SOURCE: Gideon Welles, Diary of Gideon Welles, Secretary of the Navy Under Lincoln and Johnson, Vol. 2: April 1, 1864 — December 31, 1866, p. 324

Diary of Gideon Welles: Friday, June 30, 1865

The weather for several days has been exceedingly warm. For some time there have been complaints of mismanagement of affairs in the storekeeper's department at Boston, and on Monday last I made a change, appointing an officer who lost a leg in the service. Mr. Gooch comes to me with an outcry from the Boston delegation wanting action to be deferred. Told G. if there was any reason for it I would give it consideration. He wished to know the cause of the change. I told him the welfare and best interest of the service. It is not my purpose in this and similar cases to be placed on the defensive. I do not care to make or prefer charges, yet I feel it a most unpleasant task to remove even objectionable men.

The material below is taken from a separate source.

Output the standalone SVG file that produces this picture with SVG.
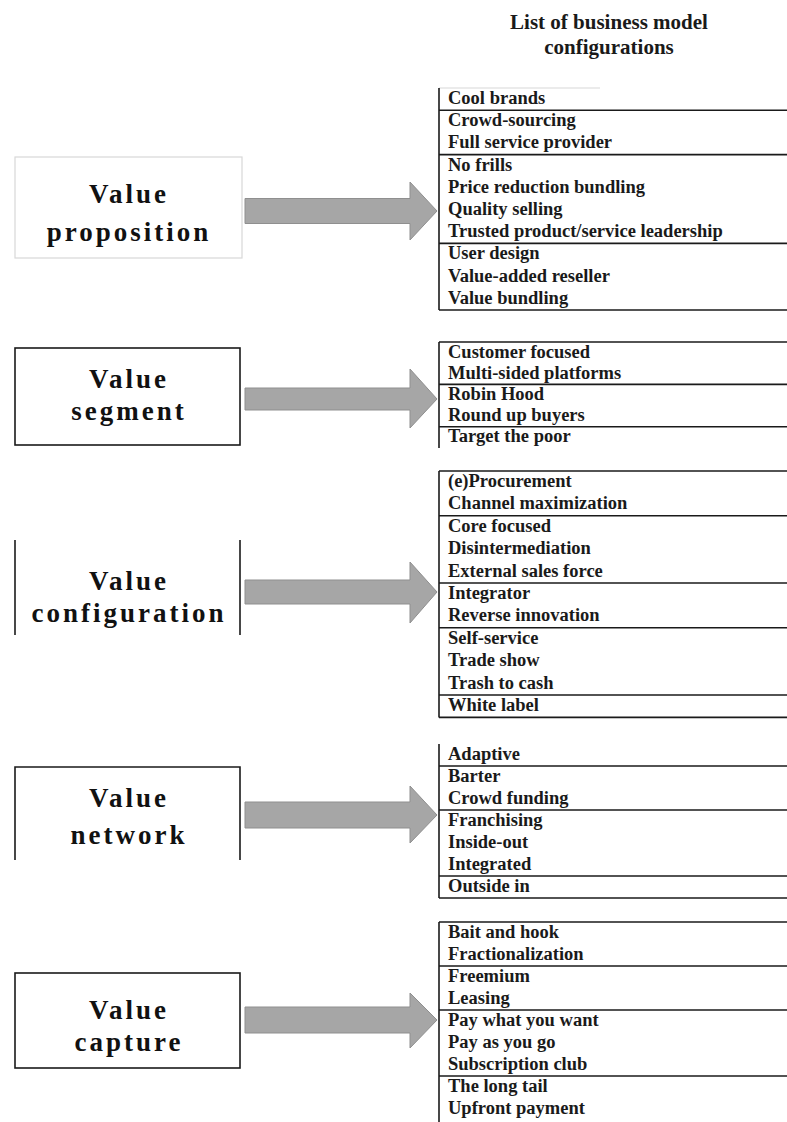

The President is still indisposed, and I am unable to perfect some important business that I wished to complete with the close of the fiscal year. There are several Radical Members here, and have been for some days, apparently anxious to see the President. Have met Senator Wade two or three times at the White House. Complains that the Executive has the control of the government, that Congress and the Judiciary are subordinate, and mere instruments in his hands; said our form of government was on the whole a failure; that there are not three distinct and independent departments but one great controlling one with two others as assistants. Mentions that the late President called out 75,000 men without authority. Congress, when it came together, approved it. Mr. Lincoln then asked for 400,000 men and four hundred millions of money. Congress gave him five of each instead of four. I asked him if he supposed or meant to say that these measures were proposed without consulting, informally, the leading members of each house. He replied that he did not, and admitted that the condition of the country required the action which was taken, that it was right and in conformity with public expectation.

Thad Stevens called on me on business and took occasion to express ultra views, and had a sarcastic hit or two but without much sting. He is not satisfied, nor is Wade, yet I think the latter is mollified and disinclined to disagree with the President. But his friend Winter Davis, it is understood, is intending to improve the opportunity of delivering a Fourth-of-July oration, to take ground distinctly antagonistic to the Administration on the question of negro suffrage.